Air France KLM is offering great award space between the U.S. and Europe for this coming summer. There are plenty of routes and dates where you can book business class awards for at least four passengers.
Often Air France and KLM awards can be booked using their own Flying Blue miles – easy to get, they’re a transfer partner of American Express, Chase, Citibank, and Capital One – however in this case most flights appear even to be bookable using Delta SkyMiles as well (Delta is an American Express transfer).
The best availability appears to be between Washington Dulles and Europe and also Austin and Europe, though those aren’t the only routes that are available.
Washington Dulles – Paris on Air France for four passengers in business class is wide open in July for outbounds, and both directions in August. You’ll want to check which flight you’re finding availability on, the Boeing 777 offers perhaps the best business class between the U.S. and Europe while the Airbus A380 offers one of the worst (angled seats).
Washington Dulles – Amsterdam on KLM for four passengers in business class is wide open in July for outbounds, and both directions in August.
Here’s a search for 4 business class awards, Dulles – Paris in August, on the Flying Blue website. You’ll see that between Air France and KLM flights there’s something open at the saver level every single day.
The new Austin – Amsterdam flight on KLM doesn’t operate daily, but most days that it’s running in July and August there are four business class award seats available.
There’s also occasional availability Seattle, Chicago, and San Francisco – Paris for four. And wherever you want to go in Europe you can likely find onward connecting space beyond Paris or Amsterdam.
Cost:
- Delta SkyMiles: generally charges 75,000 miles each way between the U.S. and Europe on partners though sometimes price is higher. Taxes run $5.60 for the outbound, a little over $50 roundtrip. However if you book one ways then the trip originating in Europe will incur fuel surcharges.
- Air France-KLM Flying Blue: varies prices by destination, roughly 53,000 – 68,000 miles each way plus taxes and fees a bit over $200 each way.
(HT: Thrifty Traveler)
@ Gary — Nice. Thanks!
Anyone notice UA/AA/and DL booking systems are f’d up.
Does this presage any broader improvement in Delta SkyMiles TATL availability on Air France metal? For years it seems mostly blocked and I get conflicting answers is it Delta or Air France doing the blocking.
“Anyone notice UA/AA/and DL booking systems are f’d up.”
Yep. i went to google news to see any hacking or whatever. I found out after i was looking for LAX-JFK flight and even though kayak was showing, actual AA/DL/Alaska websites were busted.
Agree there is a fair amount of availability for DL metal in D1, this has been going on for a few months. Dont forget VS Flying club miles as currency for DL metal flights. I was able to get a few SEA-CDG flights on the DL A330 in D1 for 50k VS miles each during the summer. Ex-SEA is also showing good availability to PVG for 60k VS miles on the A330-900 neo, 5 of us flew that in late November on VS awards.
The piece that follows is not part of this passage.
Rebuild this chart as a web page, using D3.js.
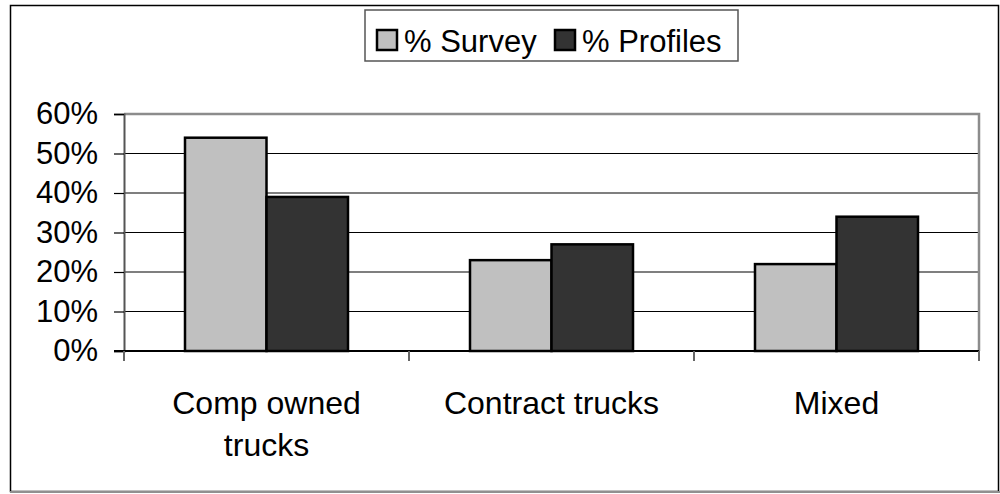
<!DOCTYPE html>
<html>
<head>
<meta charset="utf-8">
<script src="https://cdn.jsdelivr.net/npm/d3@7"></script>
<style>
  body { margin: 0; background: #fff; }
  text { font-family: "Liberation Sans", Arial, sans-serif; fill: #000; }
</style>
</head>
<body>
<div id="chart"></div>
<script>
const categories = ['Comp owned trucks', 'Contract trucks', 'Mixed'];
const series = ['% Survey', '% Profiles'];
const survey = [0.54, 0.23, 0.22];
const profiles = [0.39, 0.27, 0.34];
const yTicks = [0, 0.1, 0.2, 0.3, 0.4, 0.5, 0.6];
const colors = ['#c0c0c0', '#333333'];

const width = 1000;
const height = 494;
const plot = { left: 124, right: 979, top: 114, bottom: 351 };
const fontSize = 31;

const svg = d3.select('#chart')
    .append('svg')
    .attr('width', width)
    .attr('height', height);

// Outer chart border
svg.append('rect')
    .attr('x', 10.5).attr('y', 5.5)
    .attr('width', 988).attr('height', 486)
    .attr('fill', 'none').attr('stroke', '#000').attr('stroke-width', 1.5);
svg.append('line')
    .attr('x1', 10).attr('x2', 1000).attr('y1', 492).attr('y2', 492)
    .attr('stroke', '#909090').attr('stroke-width', 2);

const x0 = d3.scaleBand()
    .domain(categories)
    .range([plot.left, plot.right]);

const x1 = d3.scaleBand()
    .domain(series)
    .range([61, x0.bandwidth() - 61]);

const y = d3.scaleLinear()
    .domain([0, 0.6])
    .range([plot.bottom, plot.top]);

// Gridlines
svg.append('g')
    .selectAll('line')
    .data(yTicks.filter(d => d > 0 && d < 0.6))
    .join('line')
    .attr('x1', plot.left).attr('x2', plot.right)
    .attr('y1', d => y(d)).attr('y2', d => y(d))
    .attr('stroke', '#000').attr('stroke-width', 1.2);

// Plot area top / right border (gray)
svg.append('path')
    .attr('d', `M${plot.left},${plot.top}H${plot.right}V${plot.bottom}`)
    .attr('fill', 'none').attr('stroke', '#8c8c8c').attr('stroke-width', 2.5);

// Bars
const data = categories.map((c, i) => ({ cat: c, values: [survey[i], profiles[i]] }));
svg.append('g')
    .selectAll('g')
    .data(data)
    .join('g')
    .attr('transform', d => `translate(${x0(d.cat)},0)`)
    .selectAll('rect')
    .data(d => d.values.map((v, j) => ({ s: series[j], v: v, j: j })))
    .join('rect')
    .attr('x', d => x1(d.s))
    .attr('y', d => y(d.v))
    .attr('width', x1.bandwidth())
    .attr('height', d => y(0) - y(d.v))
    .attr('fill', d => colors[d.j])
    .attr('stroke', '#000')
    .attr('stroke-width', 2.5);

// Y axis
const yAxis = svg.append('g')
    .attr('transform', `translate(${plot.left},0)`)
    .call(d3.axisLeft(y)
        .tickValues(yTicks)
        .tickSize(10)
        .tickPadding(16)
        .tickFormat(d3.format('.0%')));
yAxis.select('.domain').attr('stroke', '#555').attr('stroke-width', 2);
yAxis.selectAll('.tick line').attr('stroke', '#000').attr('stroke-width', 1.2);
yAxis.selectAll('.tick text')
    .style('font-size', fontSize + 'px')
    .style('font-family', '"Liberation Sans", Arial, sans-serif')
    .attr('fill', '#000');

// X axis
const xAxis = svg.append('g')
    .attr('transform', `translate(0,${plot.bottom})`);
xAxis.append('line')
    .attr('x1', plot.left - 10).attr('x2', plot.right)
    .attr('stroke', '#000').attr('stroke-width', 2);
xAxis.selectAll('.xtick')
    .data(categories.map(c => x0(c)).concat([plot.right]))
    .join('line')
    .attr('class', 'xtick')
    .attr('x1', d => d).attr('x2', d => d)
    .attr('y1', 0).attr('y2', 10)
    .attr('stroke', '#666').attr('stroke-width', 2);

const labelLines = { 'Comp owned trucks': ['Comp owned', 'trucks'] };
xAxis.selectAll('.xlabel')
    .data(categories)
    .join('text')
    .attr('class', 'xlabel')
    .attr('text-anchor', 'middle')
    .style('font-size', '32px')
    .attr('transform', d => `translate(${x0(d) + x0.bandwidth() / 2},0)`)
    .each(function(d) {
        const lines = labelLines[d] || [d];
        d3.select(this).selectAll('tspan')
            .data(lines)
            .join('tspan')
            .attr('x', 0)
            .attr('y', (l, i) => 63 + i * 42)
            .text(l => l);
    });

// Legend
const legend = svg.append('g');
legend.append('rect')
    .attr('x', 365).attr('y', 10)
    .attr('width', 373).attr('height', 51)
    .attr('fill', '#fff').attr('stroke', '#555').attr('stroke-width', 1.5);
const legendX = [377, 555];
const item = legend.selectAll('.item')
    .data(series)
    .join('g')
    .attr('class', 'item')
    .attr('transform', (d, i) => `translate(${legendX[i]},0)`);
item.append('rect')
    .attr('x', 0).attr('y', 30)
    .attr('width', 20).attr('height', 20)
    .attr('fill', (d, i) => colors[i])
    .attr('stroke', '#000').attr('stroke-width', 2.5);
item.append('text')
    .attr('x', 27).attr('y', 52)
    .style('font-size', fontSize + 'px')
    .text(d => d);
</script>
</body>
</html>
@Stefan Krasowski – for the most part it hasn’t been Delta doing the blocking, since other partners generally couldn’t access seats that were offered generously to Flying Blue members either, though delta’s best access to air france inventory has long been booking far out rather than close-in. unclear whether this is indicative of anything at all. one can hope!
The government-enabled antitrust behavior that allows DL and AF-KL to collude and revenue-split on TATL flights of sort means that DL and AF-KL are in mutual desire to collude against their customers and cap the ability of customers to use DL or AF-KL miles for trips that escape both AF-KL fuel surcharges and DL’s ridiculously high SkyMiles award ticket pricing.
DL and AF-KL loyalty program customers redeeming miles for US-EU and EU-US trips would be so much better off if governments didn’t give these TATL-flying giant airlines the waivers and favors that allow them to collude against consumers traveling between the US and Europe. And this game being played by DL and AF-KL to maximize the airlines’ combined revenue from mileage program use for award travel is why DL SkyMiles customers were throttled jointly by DL and AF-KL when it comes to wanting to redeem DL miles for TATL travel.
Much the same thing has been done by AA and BA even as it works out for these colluding airlines in a slightly different way to rip of their US-based loyalty program customers.
For the most part, this limitation in availability using non-AF-KL miles for TATL travel is the joint product of DL and AF-KL. It wouldn’t be this bad for DL and other Skyteam program customers if the relevant governments actually did ban collusion by these behemoth airlines instead of given them so many governmental waivers and favors of a sort that appease the libertarian apologists at the expense of consumers in the main.